For media companies, mobile is an interesting challenge. In Germany, most publishers still make their money with printed newspapers and magazines. The web is hardly profitable and if so, the margins are a lot smaller when compared with print. So without having really mastered the monetarization of the desktop, media companies now have to develop mobile first strategies. Gone are the days where they could just somehow adapt the old newspaper layout and logic to the web and be fine with it. Mobile requires a different set of UI/UX and needs different forms of content and advertising, too. That’s easy to write, but very hard to implement, especially if you have a newsroom full of experienced people who have learned their trade with a different paradigm in mind. Media startups like vox.com, Buzzfeed, Huffington Post and others, who don’t have the legacy of print or desktop on their backs adapted much easier to the challenges of going from a SEO-dominated world to one that is social and mobile at its core.

Mobile Content

We will see new ways of presenting content due to the form factor of the mobile and the restraints deriving from the usage on the go. Mobile CMS will display different types of content based on the current setting the user is in. While it used to be common sense for a long time that long reads won’t work on mobile, we now see bigger handsets that allow for easier and better reading, thus making longreads well suited for mobile as well. The mix between news content and content targeted primarily to social audiences who share and discuss the content will be key to further growth, as the Washington Post has shown in 2015.
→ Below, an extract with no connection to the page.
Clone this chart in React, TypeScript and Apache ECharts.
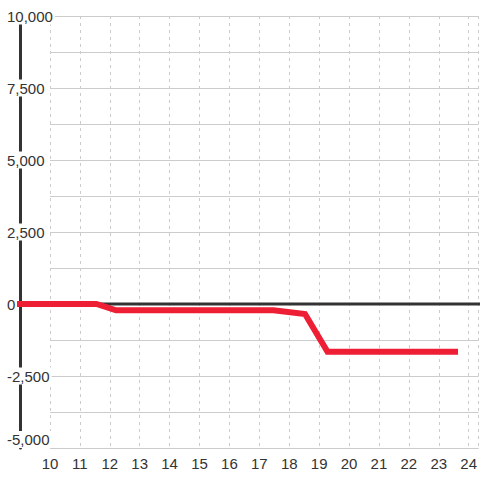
import React, { useEffect, useRef } from "react";
import * as echarts from "echarts";

const xValues = [8.9, 11.55, 12.2, 17.45, 18.5, 19.25, 23.6];
const yValues = [0, 0, -220, -220, -350, -1660, -1660];
const baselineX = [8.9, 24.4];
const baselineY = [0, 0];
const yTicks = [-5000, -2500, 0, 2500, 5000, 7500, 10000];

export default function App() {
  const ref = useRef<HTMLDivElement>(null);
  useEffect(() => {
    if (!ref.current) return;
    const chart = echarts.init(ref.current, null, { renderer: "svg" });
    const fmt = (v: number) =>
      yTicks.includes(v) ? (v < 0 ? "-" : "") + Math.abs(v).toLocaleString("en-US") : "";
    chart.setOption({
      animation: false,
      backgroundColor: "#ffffff",
      grid: [
        { left: 20, right: 0, top: 16, bottom: 32, containLabel: false },
        { left: 50, right: 0, top: 16, bottom: 32, containLabel: false },
      ],
      xAxis: [
        {
          gridIndex: 0,
          type: "value",
          min: 9,
          max: 24.333,
          show: false,
        },
        {
          gridIndex: 1,
          type: "value",
          min: 10,
          max: 24.333,
          interval: 1,
          axisLine: { show: false },
          axisTick: { show: false },
          axisLabel: {
            showMaxLabel: false,
            color: "#333",
            fontSize: 15,
            fontFamily: "Liberation Sans",
            margin: 8,
          },
          splitLine: { show: true, lineStyle: { color: "#cccccc", type: [3, 4], width: 1 } },
        },
      ],
      yAxis: [
        {
          gridIndex: 0,
          type: "value",
          min: -5000,
          max: 10000,
          interval: 1250,
          z: 3,
          axisLine: { show: true, lineStyle: { color: "#333", width: 3 } },
          axisTick: { show: false },
          splitLine: { show: false },
          axisLabel: {
            formatter: fmt,
            align: "left",
            margin: 13,
            color: "#333",
            fontSize: 15,
            fontFamily: "Liberation Sans",
            backgroundColor: "#ffffff",
            padding: [1, 2, 1, 0],
            verticalAlignMinLabel: "bottom",
          },
        },
        {
          gridIndex: 1,
          type: "value",
          min: -5000,
          max: 10000,
          interval: 1250,
          axisLine: { show: false },
          axisTick: { show: false },
          axisLabel: { show: false },
          splitLine: { show: true, lineStyle: { color: "#cccccc", width: 1 } },
        },
      ],
      series: [
        {
          type: "line",
          xAxisIndex: 0,
          yAxisIndex: 0,
          data: baselineX.map((x, i) => [x, baselineY[i]]),
          symbol: "none",
          lineStyle: { color: "#333", width: 3 },
          z: 2,
          silent: true,
        },
        {
          type: "line",
          xAxisIndex: 0,
          yAxisIndex: 0,
          data: xValues.map((x, i) => [x, yValues[i]]),
          symbol: "none",
          clip: false,
          lineStyle: { color: "#ee1f35", width: 6, cap: "butt", join: "miter" },
          z: 4,
        },
      ],
    });
    return () => chart.dispose();
  }, []);
  return <div ref={ref} style={{ width: 480, height: 480, position: "absolute", left: 0, top: 0 }} />;
}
Instant Articles / Accelerated Mobile Pages

The faster a page loads, the more people read it and share & discuss the content. This basic assumption led to two different developments: facebook partnered with media companies to deliver content faster within facebook through facebook Instant Articles and Google started an open source initiative called Accelerated Mobile Pages which will make mobile pages faster and therefore more attractive in a search context. Both developments will trigger more innovation and pose new challenges for publishers at the same time. A wonderful opportunity for startups dealing with mobile content.

360° Video

I was very sceptical about video on mobile and 360° video in particular. But last year showed that there is growing demand for immersive video on mobile. Google Cardboard helped certainly in making this format popular, not to neglect the efforts led by Samsung VR, Oculus Rift (acquired by facebook) and others. What really changed my mind, though, was the moment when I handed my 9-year old son my iPhone with Google Cardboard and the Star Wars app. He was so fascinated by the immersive video, he turned around his head all the time to get a better view of BB-8 and other Star Wars characters. Also there are more and more cameras hitting the market that make production easy. The Ricoh Theta s for instance, or the new Nikon KeyMission 360. If you look at the most popular 360° videos on youtube in 2015, then you get a pretty good impression of what’s possible right now.

Social

Social will transform yet again, basically we will see the shift from more or less public timelines to more private forms of communication. The rise of messengers as the new ecosystems is one example of this development. We have seen this develop for a few years in Asia with Wechat and others, now this shift is taking place in the western world as well. Slack is a great example how messaging can evolve into an ecosystem with its own set of apps and other add-ons. The Slack App Directory shows the great potential for new forms of apps within slack. And of course facebook will push its Messenger further and develop this into a messaging ecosystem as well. Spectrm, a startup from the first batch of the next media accelerator, is making use of this development by providing a service that delivers relevant info via messenger based on their curated content mechanism.

This will lead to much more distributed social landscape which will lead to new challenges for the advertiser to reach the right target group. This will lead to a redefinition of influencer marketing that takes into account that the public visibility of a person doesn’t necessarily correlate with the overall reach that person has. Messenger, Whatsapp, Snapchat and other platforms will become more important for influencer marketing. This is the challenge Nqyer (also part of batch 1 at NMA) tries to address and we strongly believe that this portion of the influencer marketing market will grow tremendously in the next months.

Extra-Credit: Blockchain

Blockchain has the potential to disrupt the way content is distributed and provide proper attribution to content types. This will lead to advances in both copyright protection and micropayments. The challenge will be to provide tools that make use of Blockchain as a public ledger without exposing the users to too many unfamiliar concepts. Whoever comes up with a solution that is both easy for the enduser and differentiated enough for enterprise customers will change the media industry forever. Ideally, that person fills out the application at nma.vc first

Wrap-up

2016 will be an interesting year for digital media. After this year, we won’t be talking about mobile first anymore, we’ll much rather start talking about the few use-cases that remain for the traditional desktop-based web.

The opportunities for innovation in digital media are huge, just make it happen!